Table of Contents
The Fourier transform transforms a time domain signal into a frequency domain representation of that signal. This means that it generates a description of the distribution of the energy in the signal as a function of frequency. This is normally displayed as a plot of frequency (x-axis) against amplitude (y-axis) called a spectrum.
In digital signal processing the Fourier transform is almost always performed using an algorithm called the Fast Fourier Transform or FFT. This is, as its name suggests, a quick way of performing this transform and it gives the same results as the slower Discrete Fourier Transform (DFT) would. We needn't worry here about any of the details of how the transform is carried out, we are interested only in the results. One consequence of using the FFT algorithm is that the length of the signal being analysed must be a power of two, eg. 128, 256, 512, 1024 and so on (although many modern implementations get around this limitation).

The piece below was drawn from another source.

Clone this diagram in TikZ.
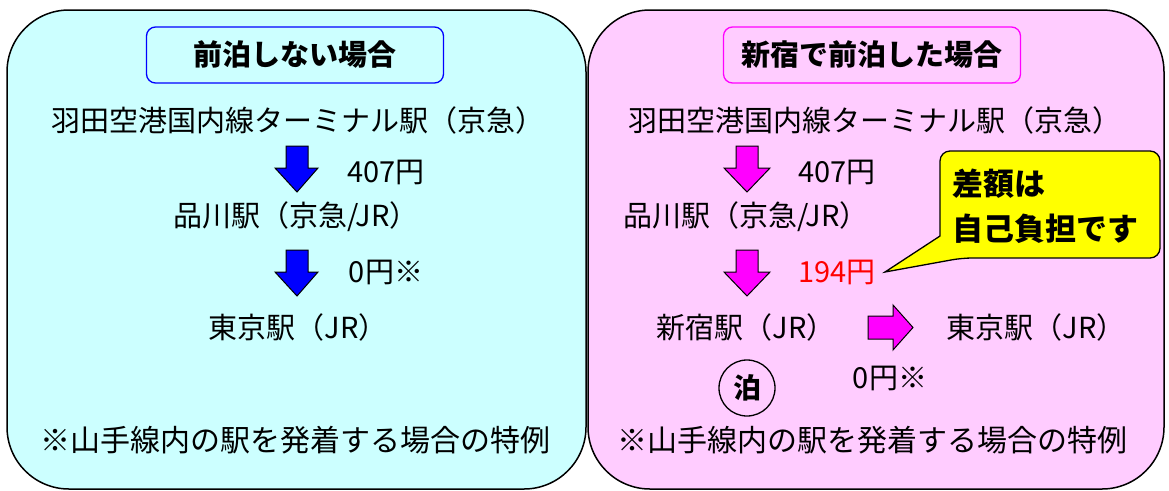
\documentclass[tikz,border=0pt]{standalone}
\usepackage{fontspec}
\setmainfont{Noto Sans CJK JP}
\definecolor{cyanbg}{HTML}{CCFFFF}
\definecolor{pinkbg}{HTML}{FFCCFF}
\definecolor{mag}{HTML}{FF00FF}
\definecolor{blu}{HTML}{0000FF}
\definecolor{yel}{HTML}{FFFF00}
\definecolor{rd}{HTML}{FF0000}
\begin{document}
\begin{tikzpicture}[x=1pt,y=-1pt,
  panel/.style={draw=black,line width=1.5pt,rounded corners=62pt},
  titlebox/.style={draw,line width=1.3pt,rounded corners=9pt,minimum width=297pt,minimum height=56pt,inner sep=0pt,font=\fontsize{29}{32}\selectfont\bfseries},
  lbl/.style={inner sep=0pt,font=\fontsize{29}{32}\selectfont},
  note/.style={inner sep=0pt,font=\fontsize{30}{32}\selectfont},
  blockarrow/.style={draw=black,line width=1pt,line join=miter},
  callout/.style={draw=black,line width=1.3pt,fill=yel}]
\useasboundingbox (0,0) rectangle (1169,490);
% panels
\draw[panel,fill=cyanbg] (7,10) rectangle (586,489);
\draw[panel,fill=pinkbg] (588,10) rectangle (1164,489);
% titles
\node[titlebox,draw=blu] (t1) at (295,55) {前泊しない場合};
\node[titlebox,draw=mag] (t2) at (872,55) {新宿で前泊した場合};
% left column
\node[lbl] (l1) at (298,120) {羽田空港国内線ターミナル駅（京急）};
\node[lbl] (l2) at (296,217) {品川駅（京急/JR）};
\node[lbl] (l3) at (298,327) {東京駅（JR）};
\node[lbl] (lp1) at (386,172) {407円};
\node[lbl] (lp2) at (386,272) {0円※};
\node[note] (ln) at (295,440) {※山手線内の駅を発着する場合の特例};
\draw[blockarrow,fill=blu] (286,146) -- (308,146) -- (308,168) -- (318,168) -- (297,192) -- (275,168) -- (286,168) -- cycle;
\draw[blockarrow,fill=blu] (286,250) -- (308,250) -- (308,272) -- (318,272) -- (297,296) -- (275,272) -- (286,272) -- cycle;
% right column
\node[lbl] (r1) at (875,120) {羽田空港国内線ターミナル駅（京急）};
\node[lbl] (r2) at (746,217) {品川駅（京急/JR）};
\node[lbl] (r3) at (746,327) {新宿駅（JR）};
\node[lbl] (r4) at (1036,327) {東京駅（JR）};
\node[lbl] (rp1) at (837,172) {407円};
\node[lbl,text=rd] (rp2) at (837,272) {194円};
\node[lbl] (rp3) at (890,378) {0円※};
\node[note] (rn) at (872,440) {※山手線内の駅を発着する場合の特例};
\draw[blockarrow,fill=mag] (736,146) -- (758,146) -- (758,168) -- (770,168) -- (747,192) -- (724,168) -- (736,168) -- cycle;
\draw[blockarrow,fill=mag] (736,250) -- (758,250) -- (758,272) -- (770,272) -- (747,296) -- (724,272) -- (736,272) -- cycle;
\draw[blockarrow,fill=mag] (868,316) -- (893,316) -- (893,305) -- (913,327.5) -- (893,350) -- (893,339) -- (868,339) -- cycle;
\node[circle,draw,line width=1.3pt,minimum size=56pt,inner sep=0pt,font=\fontsize{28}{30}\selectfont\bfseries] (haku) at (747,388) {泊};
% callout
\draw[callout] (1050,151) [rounded corners=10pt] -- (1160,151) -- (1160,258) -- (962,258) [sharp corners] -- (885,272) -- (940,236) [rounded corners=10pt] -- (940,151) -- cycle;
\node[inner sep=0pt,anchor=west,align=left,font=\fontsize{31}{45}\selectfont\bfseries] (cal) at (952,206) {差額は\\自己負担です};
\end{tikzpicture}
\end{document}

Applying the FFT algorithm to a 512 point window of data taken from a speech signal results in a vector of 512 numbers corresponding to the energy at 512 frequencies spanning the range from 0Hz to the sampling frequency. From Fourier's theorem we know that adding together 512 sinusoids at these frequencies will exactly reconstruct the original signal. From Nyquist's theorem we know that the largest frequency component in the original signal must be half the sampling frequency, all frequencies above this are aliased onto lower frequencies. It follows that the second half of the spectrum is the mirror image of the first half:
In fact, the first point in the spectrum isn't reflected and the frequency range from 0 to half the sampling frequency is covered by (N/2)+1 points where N is the size of the window. So from a 512 point fft of speech sampled at 10000Hz we get 257 unique spectral points covering the range 0 to 5000Hz.